What this task involves – Copy out the data exactly, leaving the pictures behind.

Data excerpt –
....................

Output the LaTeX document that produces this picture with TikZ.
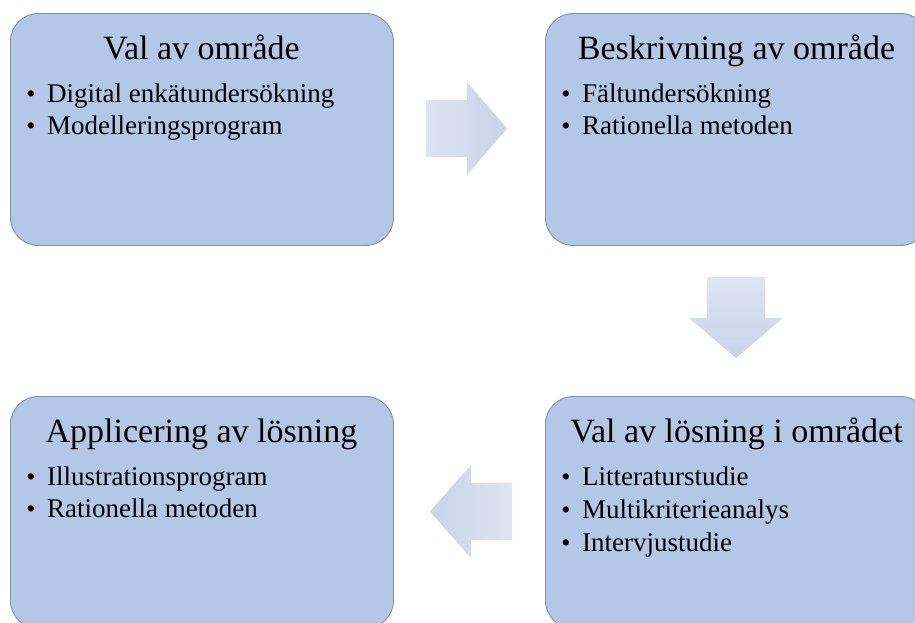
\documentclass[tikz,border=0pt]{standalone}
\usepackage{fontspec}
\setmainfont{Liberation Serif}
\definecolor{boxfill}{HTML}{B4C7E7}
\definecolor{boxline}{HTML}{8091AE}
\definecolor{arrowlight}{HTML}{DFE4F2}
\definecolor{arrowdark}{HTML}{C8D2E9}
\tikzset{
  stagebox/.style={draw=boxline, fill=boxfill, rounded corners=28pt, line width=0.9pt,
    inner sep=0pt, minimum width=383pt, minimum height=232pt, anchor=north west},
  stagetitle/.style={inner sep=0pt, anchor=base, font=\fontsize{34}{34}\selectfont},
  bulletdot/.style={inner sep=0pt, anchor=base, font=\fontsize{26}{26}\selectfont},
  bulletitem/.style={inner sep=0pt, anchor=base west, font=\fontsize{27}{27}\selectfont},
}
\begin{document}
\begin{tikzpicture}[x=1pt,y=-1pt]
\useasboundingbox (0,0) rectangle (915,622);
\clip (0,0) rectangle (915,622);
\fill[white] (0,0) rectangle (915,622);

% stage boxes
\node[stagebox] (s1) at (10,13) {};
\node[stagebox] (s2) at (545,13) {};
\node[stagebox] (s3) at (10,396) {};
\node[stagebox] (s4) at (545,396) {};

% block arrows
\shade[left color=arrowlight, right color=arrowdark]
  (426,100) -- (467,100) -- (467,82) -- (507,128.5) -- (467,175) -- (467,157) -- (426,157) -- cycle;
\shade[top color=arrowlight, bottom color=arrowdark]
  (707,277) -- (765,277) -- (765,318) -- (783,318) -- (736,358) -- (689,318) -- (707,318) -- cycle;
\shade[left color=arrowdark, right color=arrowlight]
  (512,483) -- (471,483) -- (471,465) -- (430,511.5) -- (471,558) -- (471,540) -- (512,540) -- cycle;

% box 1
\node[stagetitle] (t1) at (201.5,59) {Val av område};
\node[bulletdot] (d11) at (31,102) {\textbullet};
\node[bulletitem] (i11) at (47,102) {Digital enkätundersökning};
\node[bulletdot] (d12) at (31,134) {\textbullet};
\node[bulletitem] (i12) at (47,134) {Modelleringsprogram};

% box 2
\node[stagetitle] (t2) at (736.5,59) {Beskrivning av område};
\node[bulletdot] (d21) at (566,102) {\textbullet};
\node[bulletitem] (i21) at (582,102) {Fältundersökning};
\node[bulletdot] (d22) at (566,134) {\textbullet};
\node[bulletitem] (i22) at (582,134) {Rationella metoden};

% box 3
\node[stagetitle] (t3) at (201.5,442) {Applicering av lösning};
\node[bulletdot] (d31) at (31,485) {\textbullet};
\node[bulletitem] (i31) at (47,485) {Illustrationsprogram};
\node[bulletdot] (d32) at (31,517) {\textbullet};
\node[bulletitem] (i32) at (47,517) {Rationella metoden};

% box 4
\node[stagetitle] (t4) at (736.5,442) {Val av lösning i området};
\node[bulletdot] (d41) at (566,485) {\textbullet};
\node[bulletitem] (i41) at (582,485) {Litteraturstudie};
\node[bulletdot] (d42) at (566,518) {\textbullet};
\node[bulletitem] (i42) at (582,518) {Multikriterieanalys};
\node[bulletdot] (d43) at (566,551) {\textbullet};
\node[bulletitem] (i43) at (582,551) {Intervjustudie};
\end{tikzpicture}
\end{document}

....................

The output –
Output the LaTeX document that produces this picture with TikZ.
\documentclass[tikz,border=0pt]{standalone}
\usepackage{fontspec}
\setmainfont{Liberation Serif}
\definecolor{boxfill}{HTML}{B4C7E7}
\definecolor{boxline}{HTML}{8091AE}
\definecolor{arrowlight}{HTML}{DFE4F2}
\definecolor{arrowdark}{HTML}{C8D2E9}
\tikzset{
  stagebox/.style={draw=boxline, fill=boxfill, rounded corners=28pt, line width=0.9pt,
    inner sep=0pt, minimum width=383pt, minimum height=232pt, anchor=north west},
  stagetitle/.style={inner sep=0pt, anchor=base, font=\fontsize{34}{34}\selectfont},
  bulletdot/.style={inner sep=0pt, anchor=base, font=\fontsize{26}{26}\selectfont},
  bulletitem/.style={inner sep=0pt, anchor=base west, font=\fontsize{27}{27}\selectfont},
}
\begin{document}
\begin{tikzpicture}[x=1pt,y=-1pt]
\useasboundingbox (0,0) rectangle (915,622);
\clip (0,0) rectangle (915,622);
\fill[white] (0,0) rectangle (915,622);

% stage boxes
\node[stagebox] (s1) at (10,13) {};
\node[stagebox] (s2) at (545,13) {};
\node[stagebox] (s3) at (10,396) {};
\node[stagebox] (s4) at (545,396) {};

% block arrows
\shade[left color=arrowlight, right color=arrowdark]
  (426,100) -- (467,100) -- (467,82) -- (507,128.5) -- (467,175) -- (467,157) -- (426,157) -- cycle;
\shade[top color=arrowlight, bottom color=arrowdark]
  (707,277) -- (765,277) -- (765,318) -- (783,318) -- (736,358) -- (689,318) -- (707,318) -- cycle;
\shade[left color=arrowdark, right color=arrowlight]
  (512,483) -- (471,483) -- (471,465) -- (430,511.5) -- (471,558) -- (471,540) -- (512,540) -- cycle;

% box 1
\node[stagetitle] (t1) at (201.5,59) {Val av område};
\node[bulletdot] (d11) at (31,102) {\textbullet};
\node[bulletitem] (i11) at (47,102) {Digital enkätundersökning};
\node[bulletdot] (d12) at (31,134) {\textbullet};
\node[bulletitem] (i12) at (47,134) {Modelleringsprogram};

% box 2
\node[stagetitle] (t2) at (736.5,59) {Beskrivning av område};
\node[bulletdot] (d21) at (566,102) {\textbullet};
\node[bulletitem] (i21) at (582,102) {Fältundersökning};
\node[bulletdot] (d22) at (566,134) {\textbullet};
\node[bulletitem] (i22) at (582,134) {Rationella metoden};

% box 3
\node[stagetitle] (t3) at (201.5,442) {Applicering av lösning};
\node[bulletdot] (d31) at (31,485) {\textbullet};
\node[bulletitem] (i31) at (47,485) {Illustrationsprogram};
\node[bulletdot] (d32) at (31,517) {\textbullet};
\node[bulletitem] (i32) at (47,517) {Rationella metoden};

% box 4
\node[stagetitle] (t4) at (736.5,442) {Val av lösning i området};
\node[bulletdot] (d41) at (566,485) {\textbullet};
\node[bulletitem] (i41) at (582,485) {Litteraturstudie};
\node[bulletdot] (d42) at (566,518) {\textbullet};
\node[bulletitem] (i42) at (582,518) {Multikriterieanalys};
\node[bulletdot] (d43) at (566,551) {\textbullet};
\node[bulletitem] (i43) at (582,551) {Intervjustudie};
\end{tikzpicture}
\end{document}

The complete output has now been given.